[MDEV-20546] INSERT SELECT randomly blocks in Copy to temp table Created: 2019-09-10  Updated: 2021-02-22

Status: Open
Project: MariaDB Server
Component/s: Data Manipulation - Insert, Storage Engine - InnoDB
Affects Version/s: 10.1.40, 10.3.27
Fix Version/s: 10.1

Type: Bug Priority: Major
Reporter: Thomas Mischke Assignee: Oleksandr Byelkin
Resolution: Unresolved Votes: 0
Labels: innodb
Environment:

Linux version 3.10.0-957.21.3.el7.x86_64 (mockbuild@kbuilder.bsys.centos.org) (gcc version 4.8.5 20150623 (Red Hat 4.8.5-36) (GCC) ) #1 SMP Tue Jun 18 16:35:19 UTC 2019


Attachments: Text File innodbstatus_insert_select_blocks.txt    

 Description   

Hello,

we have a INSERT SELECT statement that started to block randomly about a week ago.

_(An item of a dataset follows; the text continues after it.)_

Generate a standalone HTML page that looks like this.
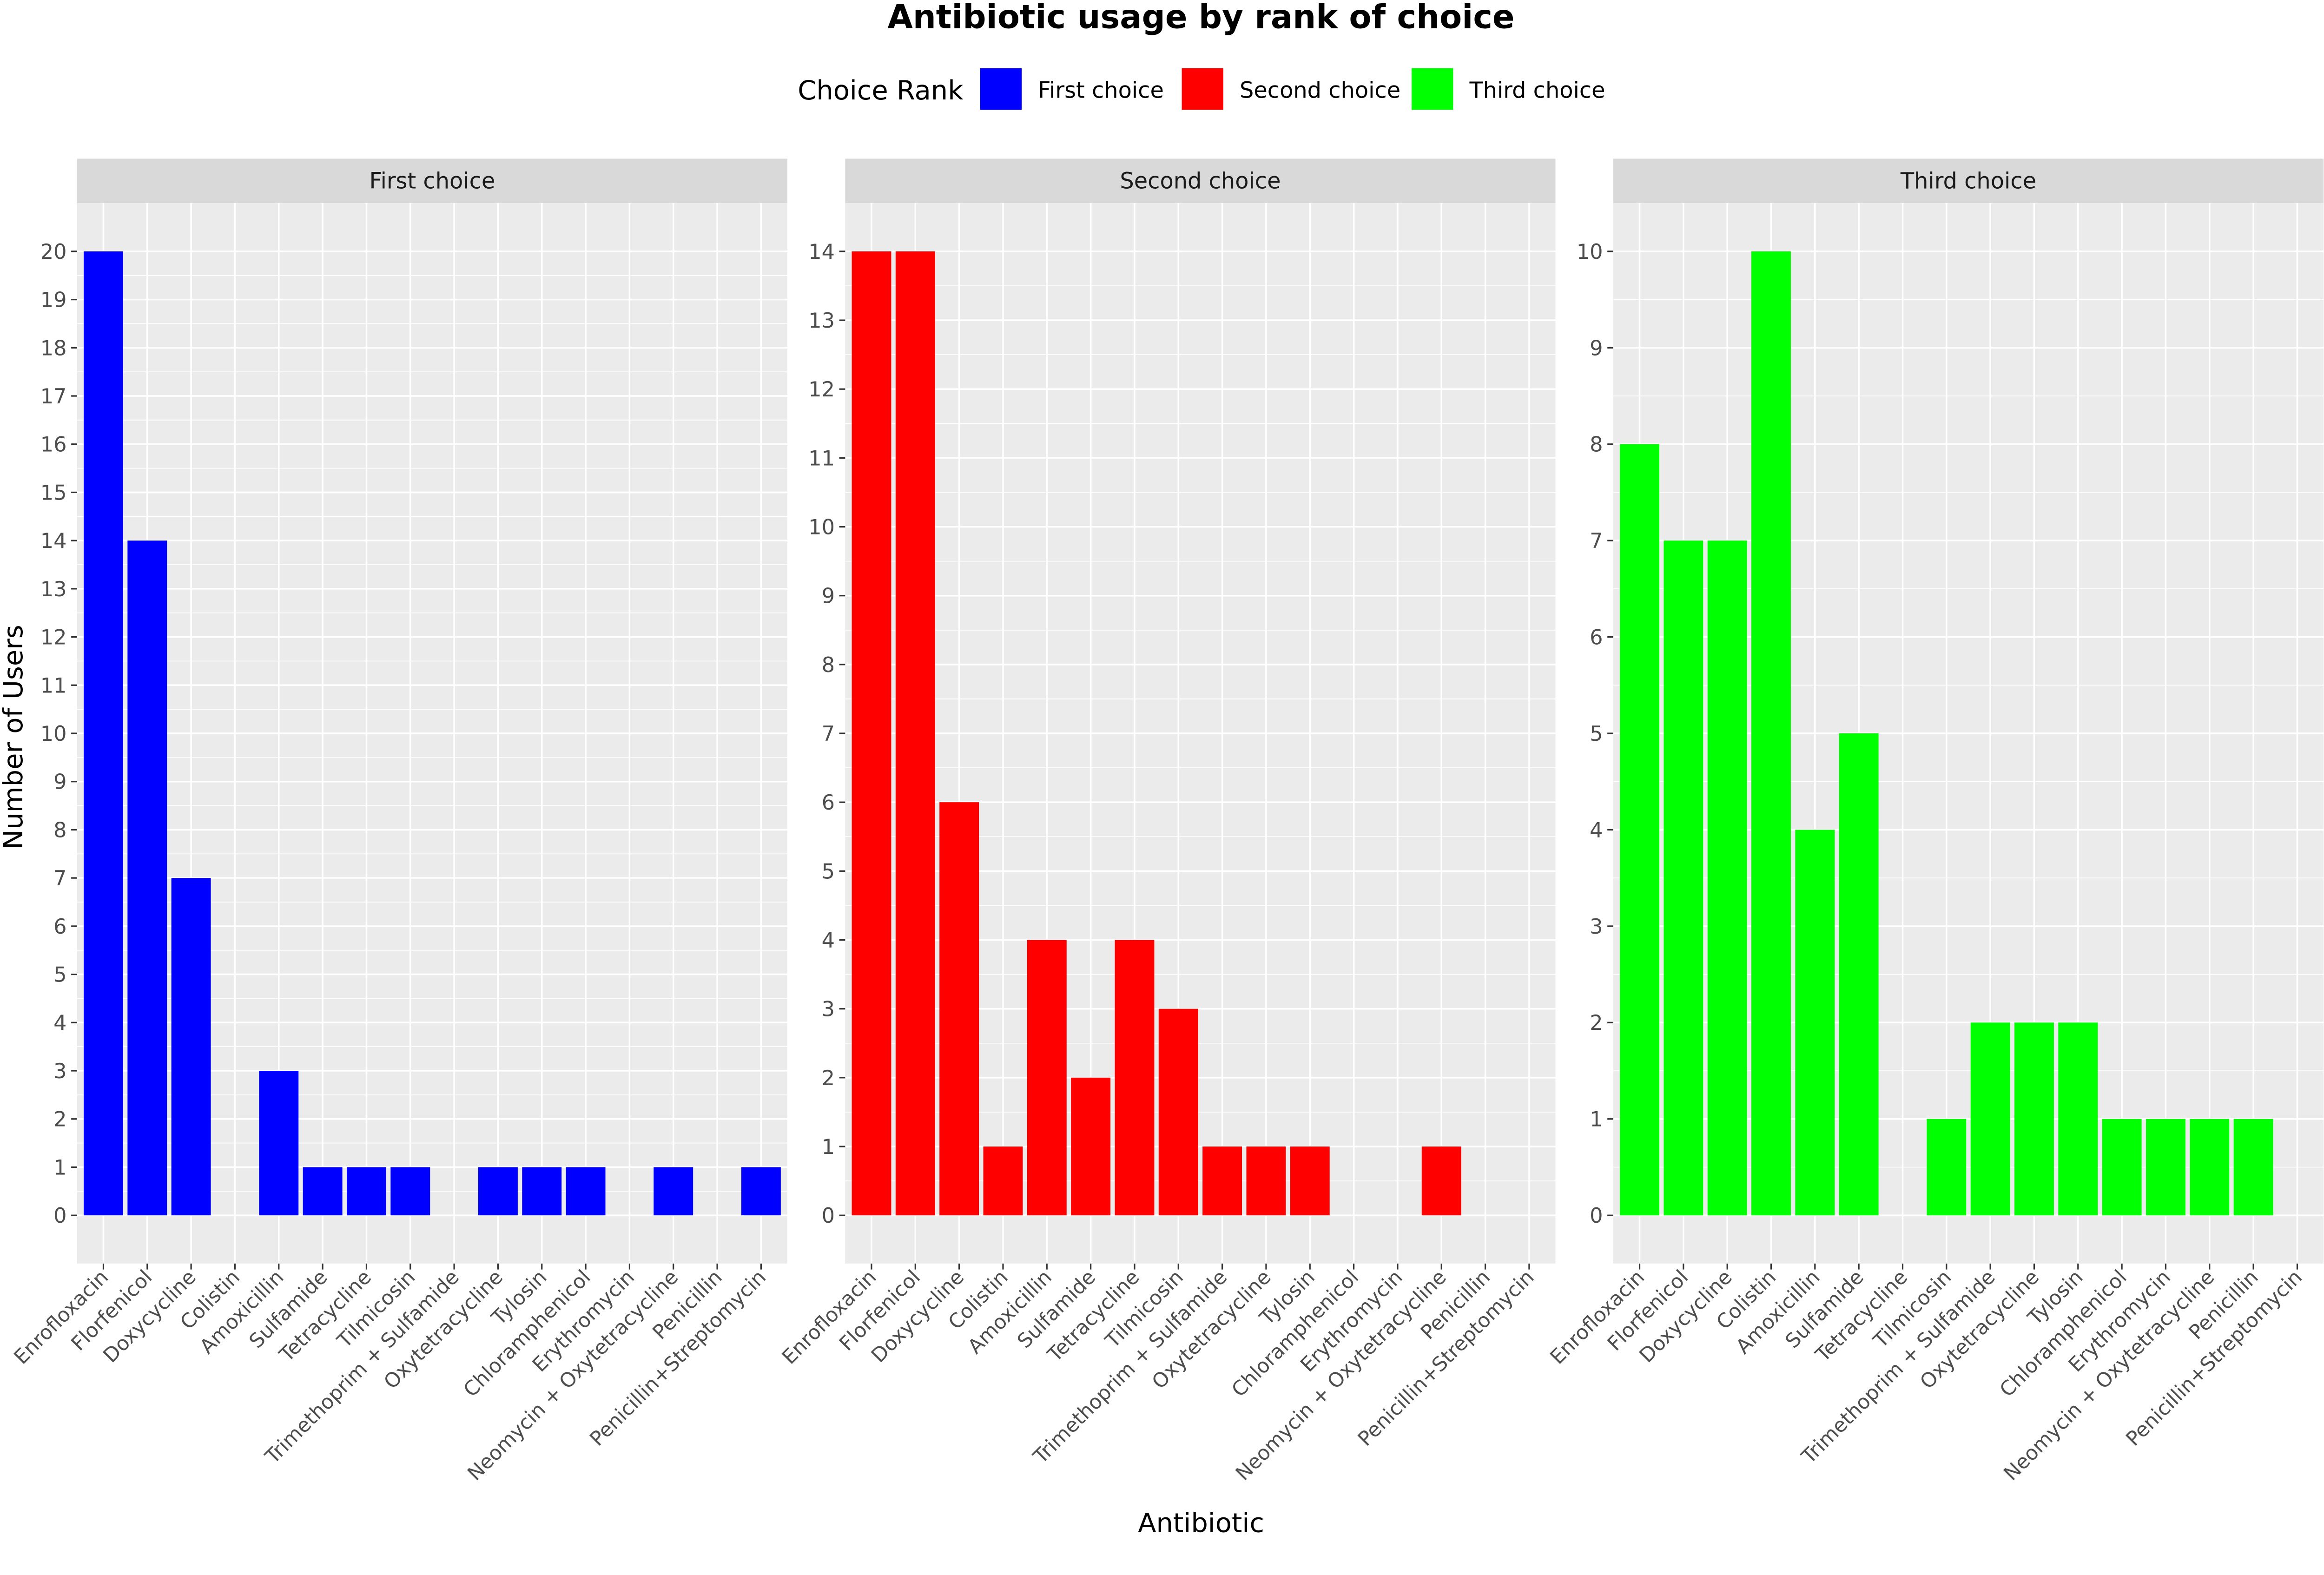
<!DOCTYPE html>
<html><head><meta charset="utf-8"><style>
html,body{margin:0;padding:0;background:#fff;}
svg{display:block;font-family:"DejaVu Sans","Liberation Sans",sans-serif;}
</style></head><body>
<svg id="chart" width="5133" height="3389" viewBox="0 0 1609 1062" preserveAspectRatio="none" xmlns="http://www.w3.org/2000/svg">
<text x="810" y="19" text-anchor="middle" font-size="22" font-weight="bold" fill="#000">Antibiotic usage by rank of choice</text>
<g>
<text x="538" y="67" font-size="18" fill="#000">Choice Rank</text>
<rect x="661" y="46" width="28" height="28" fill="#0000FF"/>
<text x="700" y="66" font-size="15" fill="#000">First choice</text>
<rect x="797" y="46" width="28" height="28" fill="#FF0000"/>
<text x="836" y="66" font-size="15" fill="#000">Second choice</text>
<rect x="952" y="46" width="28" height="28" fill="#00FF00"/>
<text x="991" y="66" font-size="15" fill="#000">Third choice</text>
</g>
<text transform="translate(15,497) rotate(-90)" text-anchor="middle" font-size="18" fill="#000">Number of Users</text>
<text x="810" y="1033" text-anchor="middle" font-size="18" fill="#000">Antibiotic</text>
</svg>
<script>
const categories = ["Enrofloxacin","Florfenicol","Doxycycline","Colistin","Amoxicillin","Sulfamide","Tetracycline","Tilmicosin","Trimethoprim + Sulfamide","Oxytetracycline","Tylosin","Chloramphenicol","Erythromycin","Neomycin + Oxytetracycline","Penicillin","Penicillin+Streptomycin"];
const panelNames = ["First choice","Second choice","Third choice"];
const firstValues = [20,14,7,0,3,1,1,1,0,1,1,1,0,1,0,1];
const secondValues = [14,14,6,1,4,2,4,3,1,1,1,0,0,1,0,0];
const thirdValues = [8,7,7,10,4,5,0,1,2,2,2,1,1,1,1,0];
const yMax = [20,14,10];

(function(){
const svg = document.getElementById('chart');
const NS = "http://www.w3.org/2000/svg";
function mk(tag, attrs, parent){const e=document.createElementNS(NS,tag);for(const k in attrs)e.setAttribute(k,attrs[k]);(parent||svg).appendChild(e);return e;}

const series=[firstValues,secondValues,thirdValues];
const colors=["#0000FF","#FF0000","#00FF00"];
const panelX=[52,570,1088], panelW=479, plotTop=137, plotBottom=852;
for(let p=0;p<3;p++){
  const x0=panelX[p], vals=series[p], ym=yMax[p];
  const exp=ym*0.05;
  const ys=v=> plotBottom-(v+exp)/(ym+2*exp)*(plotBottom-plotTop);
  const n=categories.length;
  const unit=panelW/(n-1+1.2);
  const xs=i=> x0+(0.6+i)*unit;
  const g=mk('g',{});
  
  
  const strip=mk('rect',{x:x0,y:107,width:panelW,height:30,fill:'#D9D9D9'},g);
  
  
  const st=mk('text',{x:x0+panelW/2,y:127,'text-anchor':'middle','font-size':15,fill:'#1A1A1A'},g);
  st.textContent=panelNames[p];
  
  
  const bg=mk('rect',{x:x0,y:plotTop,width:panelW,height:plotBottom-plotTop,fill:'#EBEBEB'},g);
  
  
  for(let v=0;v<ym;v++){mk('line',{x1:x0,x2:x0+panelW,y1:ys(v+0.5),y2:ys(v+0.5),stroke:'#fff','stroke-width':0.5},g);}
  for(let v=0;v<=ym;v++){
    mk('line',{x1:x0,x2:x0+panelW,y1:ys(v),y2:ys(v),stroke:'#fff','stroke-width':1.1},g);
    mk('line',{x1:x0-4,x2:x0,y1:ys(v),y2:ys(v),stroke:'#333','stroke-width':1},g);
    const t=mk('text',{x:x0-7,y:ys(v)+5,'text-anchor':'end','font-size':14,fill:'#4D4D4D'},g);
    t.textContent=v;
    
    
  }
  for(let i=0;i<n;i++){
    mk('line',{x1:xs(i),x2:xs(i),y1:plotTop,y2:plotBottom,stroke:'#fff','stroke-width':1.1},g);
    mk('line',{x1:xs(i),x2:xs(i),y1:plotBottom,y2:plotBottom+4,stroke:'#333','stroke-width':1},g);
    const t=mk('text',{x:xs(i)+4,y:plotBottom+10,'text-anchor':'end','font-size':13.5,fill:'#4D4D4D',transform:`rotate(-45 ${xs(i)+4} ${plotBottom+10})`},g);
    t.textContent=categories[i];
    
    
  }
  for(let i=0;i<n;i++){
    if(vals[i]<=0) continue;
    const b=mk('rect',{x:xs(i)-0.45*unit,width:0.9*unit,y:ys(vals[i]),height:ys(0)-ys(vals[i]),fill:colors[p]},g);
    
    
  }
}
})();
</script>
</body></html>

Normally the statement executes in less than 5 seconds, but when it blocks, it does not return in more than 3 hours (longer we did not wait).

The statement blocks randomly, that means sometimes it runs fine and then a minute later it may block.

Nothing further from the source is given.